**** Records to use ****

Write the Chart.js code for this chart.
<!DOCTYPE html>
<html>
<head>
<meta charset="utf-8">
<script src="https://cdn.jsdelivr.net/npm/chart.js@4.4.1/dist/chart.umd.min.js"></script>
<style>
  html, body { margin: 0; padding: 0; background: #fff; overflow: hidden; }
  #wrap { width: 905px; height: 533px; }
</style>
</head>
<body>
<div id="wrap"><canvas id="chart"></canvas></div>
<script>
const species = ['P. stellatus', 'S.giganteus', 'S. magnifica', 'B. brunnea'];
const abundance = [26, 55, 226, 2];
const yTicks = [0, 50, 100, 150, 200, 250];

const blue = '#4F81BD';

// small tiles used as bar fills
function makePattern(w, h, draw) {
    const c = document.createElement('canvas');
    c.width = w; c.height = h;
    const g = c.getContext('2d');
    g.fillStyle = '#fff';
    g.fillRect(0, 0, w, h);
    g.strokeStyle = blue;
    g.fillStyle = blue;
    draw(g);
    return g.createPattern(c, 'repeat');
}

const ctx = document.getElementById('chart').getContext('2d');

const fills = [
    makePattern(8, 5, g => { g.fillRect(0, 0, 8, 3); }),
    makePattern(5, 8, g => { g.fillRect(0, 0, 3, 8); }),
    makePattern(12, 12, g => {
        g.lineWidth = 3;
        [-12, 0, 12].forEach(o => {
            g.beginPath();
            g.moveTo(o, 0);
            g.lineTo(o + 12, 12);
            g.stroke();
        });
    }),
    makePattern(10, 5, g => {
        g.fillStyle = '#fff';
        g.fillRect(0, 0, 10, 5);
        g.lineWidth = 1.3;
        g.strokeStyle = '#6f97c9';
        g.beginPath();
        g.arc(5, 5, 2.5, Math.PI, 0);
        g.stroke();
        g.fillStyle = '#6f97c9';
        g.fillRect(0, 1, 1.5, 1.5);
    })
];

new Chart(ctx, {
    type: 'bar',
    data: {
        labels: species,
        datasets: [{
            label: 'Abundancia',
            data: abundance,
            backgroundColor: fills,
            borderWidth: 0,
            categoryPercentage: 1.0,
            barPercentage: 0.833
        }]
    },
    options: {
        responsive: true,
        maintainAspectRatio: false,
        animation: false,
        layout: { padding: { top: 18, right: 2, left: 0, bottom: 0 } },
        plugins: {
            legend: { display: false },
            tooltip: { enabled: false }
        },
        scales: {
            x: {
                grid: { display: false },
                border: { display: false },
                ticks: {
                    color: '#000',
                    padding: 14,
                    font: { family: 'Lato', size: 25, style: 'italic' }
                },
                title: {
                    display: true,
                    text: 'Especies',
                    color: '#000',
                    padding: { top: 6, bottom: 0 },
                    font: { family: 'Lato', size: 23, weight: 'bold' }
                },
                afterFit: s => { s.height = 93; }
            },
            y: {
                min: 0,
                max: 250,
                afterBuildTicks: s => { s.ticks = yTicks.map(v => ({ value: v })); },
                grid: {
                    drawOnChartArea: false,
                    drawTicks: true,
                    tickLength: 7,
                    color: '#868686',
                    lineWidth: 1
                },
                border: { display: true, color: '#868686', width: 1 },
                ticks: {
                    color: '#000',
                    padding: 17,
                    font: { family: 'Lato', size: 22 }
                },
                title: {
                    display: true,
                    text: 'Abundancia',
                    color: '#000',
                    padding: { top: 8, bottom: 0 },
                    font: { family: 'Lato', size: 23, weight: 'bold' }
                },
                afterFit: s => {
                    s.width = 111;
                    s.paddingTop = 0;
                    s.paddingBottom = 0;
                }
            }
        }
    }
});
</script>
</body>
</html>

****
**** Records to use ****

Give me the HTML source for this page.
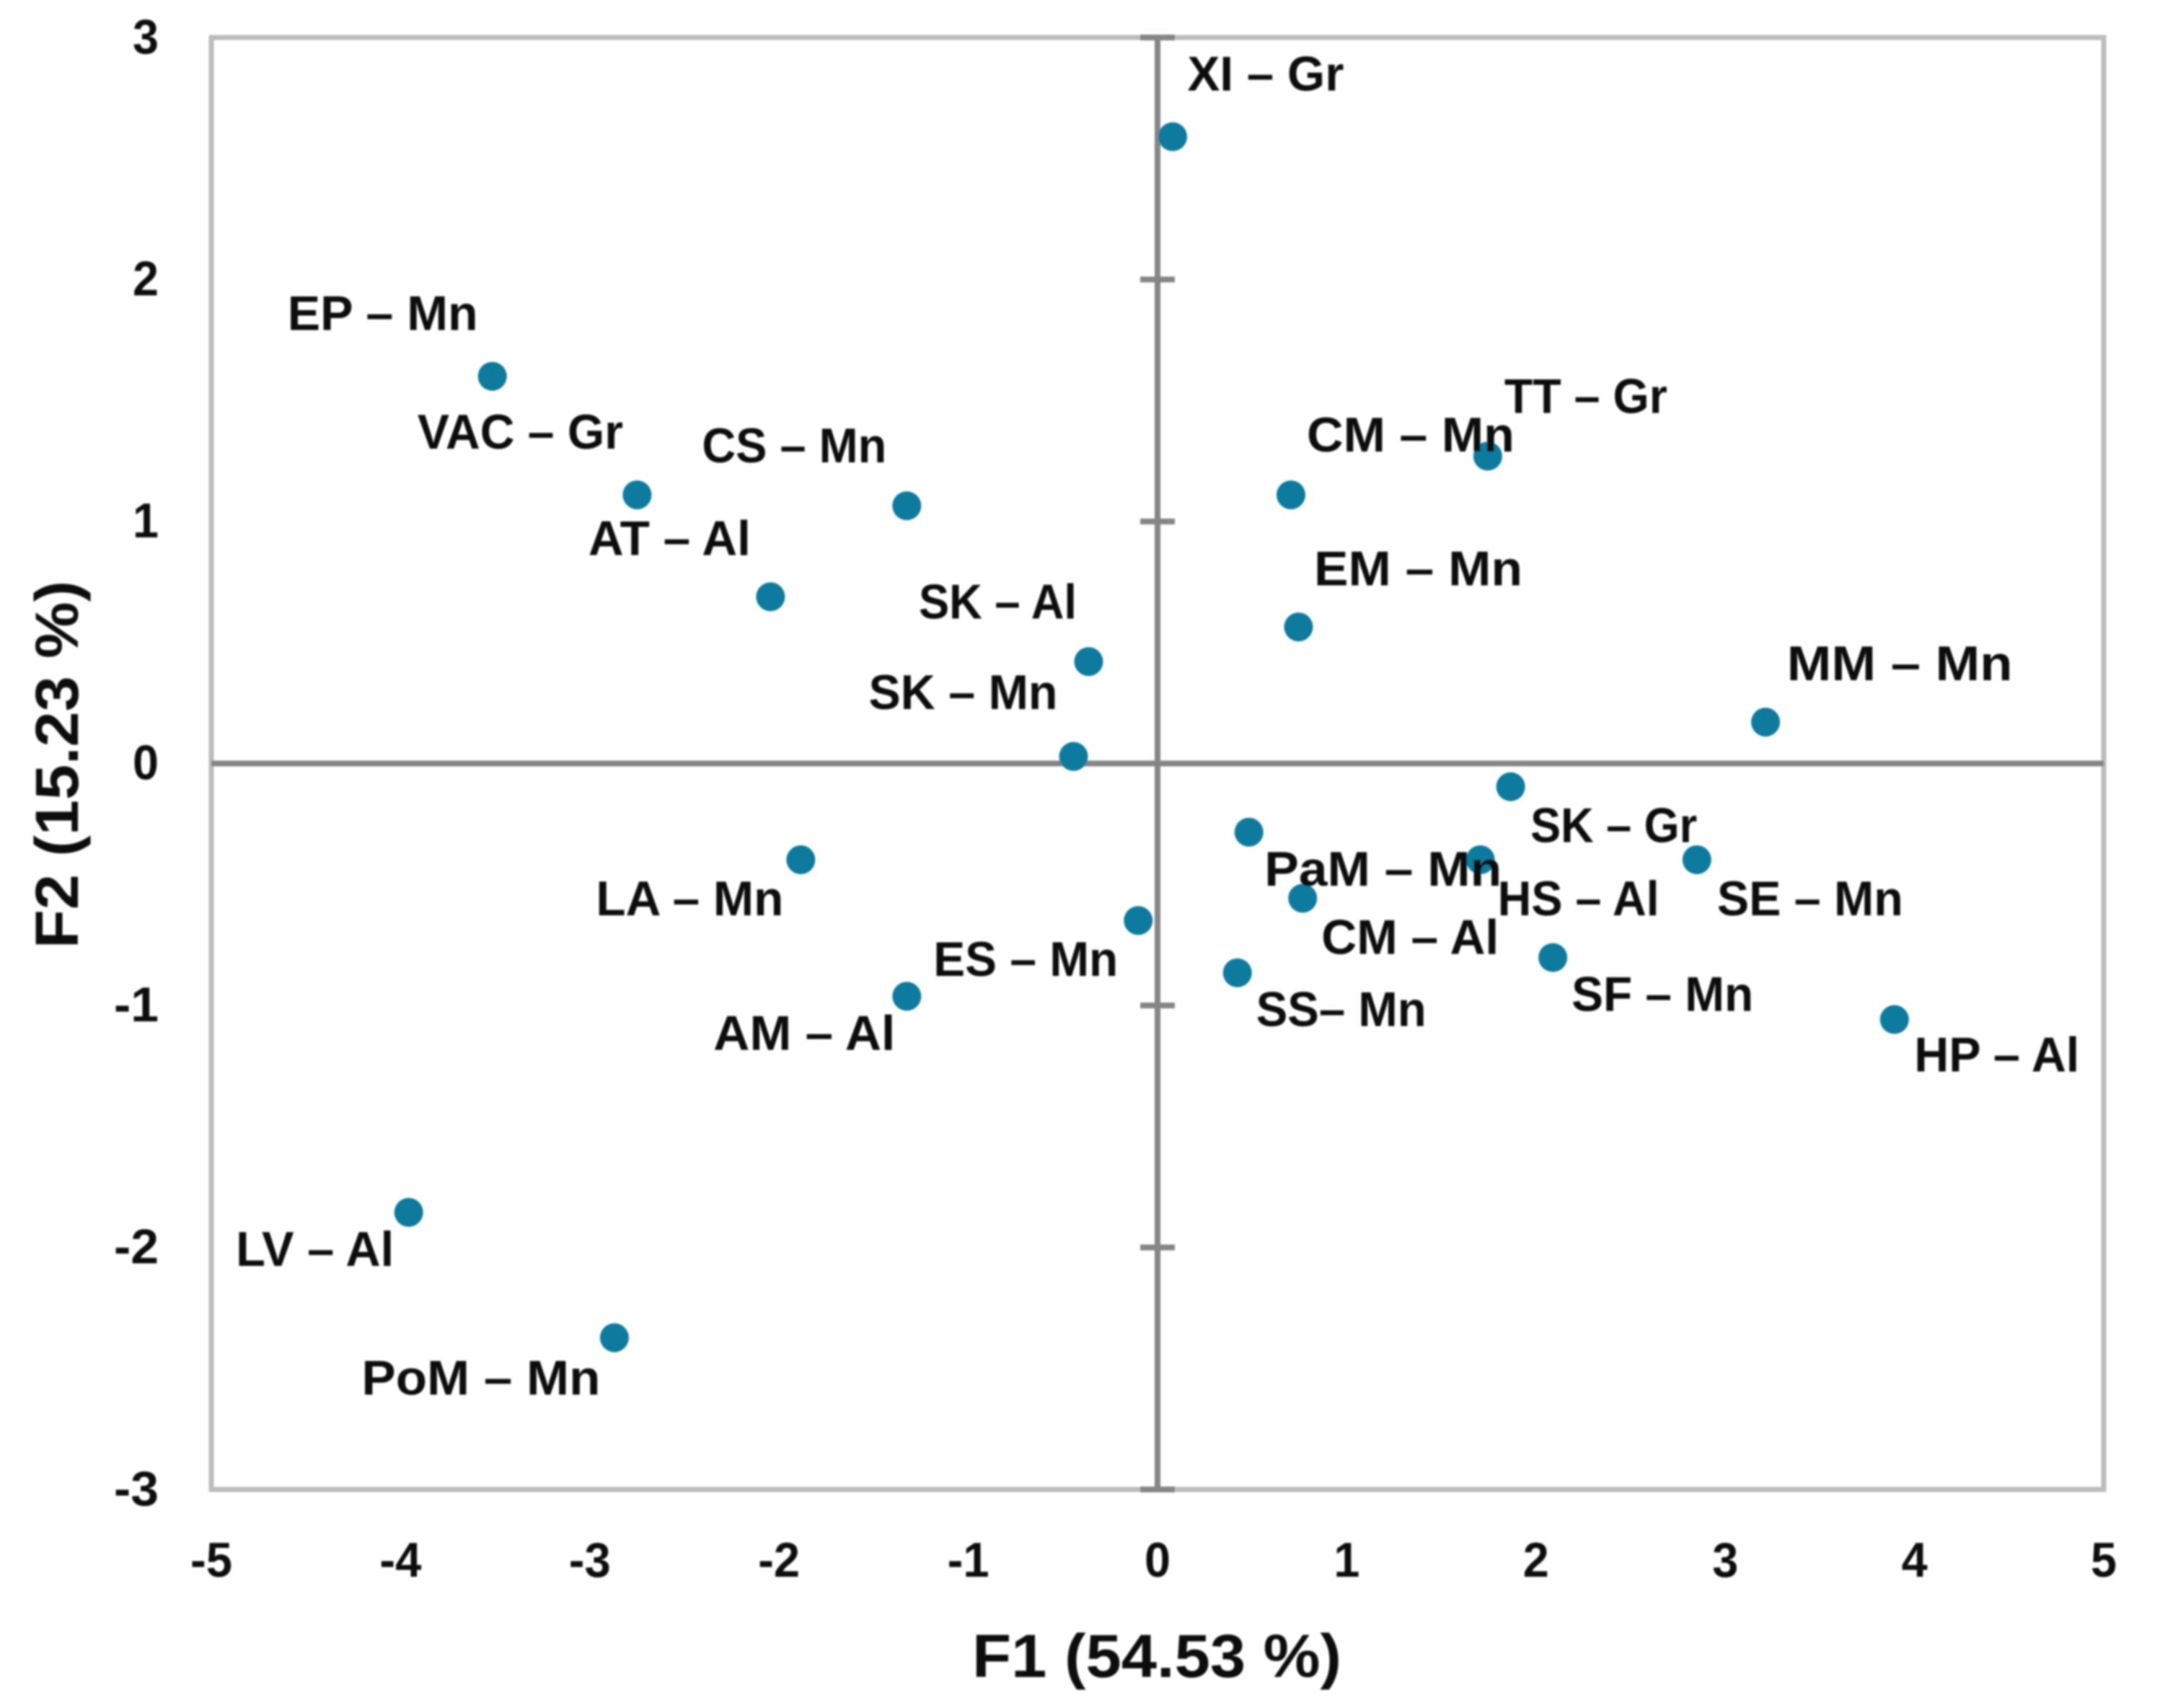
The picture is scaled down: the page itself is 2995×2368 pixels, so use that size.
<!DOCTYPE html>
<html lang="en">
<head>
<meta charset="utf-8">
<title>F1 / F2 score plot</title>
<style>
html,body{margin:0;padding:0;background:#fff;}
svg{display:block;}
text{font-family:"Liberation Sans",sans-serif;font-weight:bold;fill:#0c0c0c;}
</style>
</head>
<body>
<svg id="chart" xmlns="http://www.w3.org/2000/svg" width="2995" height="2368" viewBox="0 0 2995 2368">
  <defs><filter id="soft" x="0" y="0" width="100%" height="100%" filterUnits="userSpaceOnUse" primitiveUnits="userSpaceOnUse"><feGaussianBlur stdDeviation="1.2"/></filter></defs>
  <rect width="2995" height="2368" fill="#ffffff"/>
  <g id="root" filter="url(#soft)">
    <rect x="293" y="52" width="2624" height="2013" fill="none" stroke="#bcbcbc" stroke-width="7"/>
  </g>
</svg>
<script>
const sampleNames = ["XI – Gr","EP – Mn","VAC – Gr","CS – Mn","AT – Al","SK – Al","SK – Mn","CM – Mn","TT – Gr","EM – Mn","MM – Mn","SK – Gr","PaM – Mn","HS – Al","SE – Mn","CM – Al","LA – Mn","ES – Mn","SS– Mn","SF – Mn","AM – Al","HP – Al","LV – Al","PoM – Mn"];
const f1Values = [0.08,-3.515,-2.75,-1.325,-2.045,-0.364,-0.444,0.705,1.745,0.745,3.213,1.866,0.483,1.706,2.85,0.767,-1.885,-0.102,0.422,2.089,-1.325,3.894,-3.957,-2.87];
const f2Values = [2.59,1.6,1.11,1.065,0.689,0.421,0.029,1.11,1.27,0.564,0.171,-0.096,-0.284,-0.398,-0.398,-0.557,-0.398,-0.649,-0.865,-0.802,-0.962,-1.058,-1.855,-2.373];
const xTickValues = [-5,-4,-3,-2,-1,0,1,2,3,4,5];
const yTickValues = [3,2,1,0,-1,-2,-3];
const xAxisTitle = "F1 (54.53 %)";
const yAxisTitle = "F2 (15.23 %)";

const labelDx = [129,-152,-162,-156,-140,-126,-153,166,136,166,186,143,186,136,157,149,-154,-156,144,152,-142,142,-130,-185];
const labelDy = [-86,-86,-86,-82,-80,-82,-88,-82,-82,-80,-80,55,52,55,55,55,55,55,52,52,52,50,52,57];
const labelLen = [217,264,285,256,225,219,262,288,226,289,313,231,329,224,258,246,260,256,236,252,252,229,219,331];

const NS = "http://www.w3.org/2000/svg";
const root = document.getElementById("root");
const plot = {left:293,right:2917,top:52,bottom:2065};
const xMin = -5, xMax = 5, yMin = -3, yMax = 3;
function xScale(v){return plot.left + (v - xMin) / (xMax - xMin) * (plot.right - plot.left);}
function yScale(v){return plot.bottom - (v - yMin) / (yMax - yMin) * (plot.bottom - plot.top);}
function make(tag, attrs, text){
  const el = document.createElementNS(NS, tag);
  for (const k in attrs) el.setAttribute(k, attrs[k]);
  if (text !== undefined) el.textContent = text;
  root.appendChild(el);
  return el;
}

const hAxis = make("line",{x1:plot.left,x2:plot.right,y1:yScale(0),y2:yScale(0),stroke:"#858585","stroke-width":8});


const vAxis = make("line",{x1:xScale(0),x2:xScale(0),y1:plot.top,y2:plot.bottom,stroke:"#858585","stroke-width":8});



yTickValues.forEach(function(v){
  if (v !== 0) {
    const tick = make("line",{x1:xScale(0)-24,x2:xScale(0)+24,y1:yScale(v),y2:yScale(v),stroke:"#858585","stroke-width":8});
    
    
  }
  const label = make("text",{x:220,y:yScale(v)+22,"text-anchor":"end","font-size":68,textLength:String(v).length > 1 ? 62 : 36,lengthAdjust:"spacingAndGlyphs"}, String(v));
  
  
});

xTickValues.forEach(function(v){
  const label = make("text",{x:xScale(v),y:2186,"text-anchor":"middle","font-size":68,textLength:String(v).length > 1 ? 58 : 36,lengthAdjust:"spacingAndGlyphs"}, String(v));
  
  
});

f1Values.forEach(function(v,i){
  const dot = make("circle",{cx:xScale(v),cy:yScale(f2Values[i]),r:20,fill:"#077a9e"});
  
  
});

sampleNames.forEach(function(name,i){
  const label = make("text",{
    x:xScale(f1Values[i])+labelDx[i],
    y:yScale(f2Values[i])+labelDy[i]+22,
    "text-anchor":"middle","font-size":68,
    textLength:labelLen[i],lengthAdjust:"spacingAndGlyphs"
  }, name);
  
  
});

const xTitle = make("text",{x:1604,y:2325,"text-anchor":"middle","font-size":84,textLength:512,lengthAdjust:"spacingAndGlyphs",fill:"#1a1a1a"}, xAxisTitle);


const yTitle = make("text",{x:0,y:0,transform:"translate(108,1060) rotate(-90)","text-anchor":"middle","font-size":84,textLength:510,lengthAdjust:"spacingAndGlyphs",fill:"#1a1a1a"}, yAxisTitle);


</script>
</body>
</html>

****

§ The exercise: Return only the part of the records above that opens with the line containing "Write the Chart.js code for this chart." and closes with the line containing "const blue = '#4F81BD';", ends included.

§ Written response:
Write the Chart.js code for this chart.
<!DOCTYPE html>
<html>
<head>
<meta charset="utf-8">
<script src="https://cdn.jsdelivr.net/npm/chart.js@4.4.1/dist/chart.umd.min.js"></script>
<style>
  html, body { margin: 0; padding: 0; background: #fff; overflow: hidden; }
  #wrap { width: 905px; height: 533px; }
</style>
</head>
<body>
<div id="wrap"><canvas id="chart"></canvas></div>
<script>
const species = ['P. stellatus', 'S.giganteus', 'S. magnifica', 'B. brunnea'];
const abundance = [26, 55, 226, 2];
const yTicks = [0, 50, 100, 150, 200, 250];

const blue = '#4F81BD';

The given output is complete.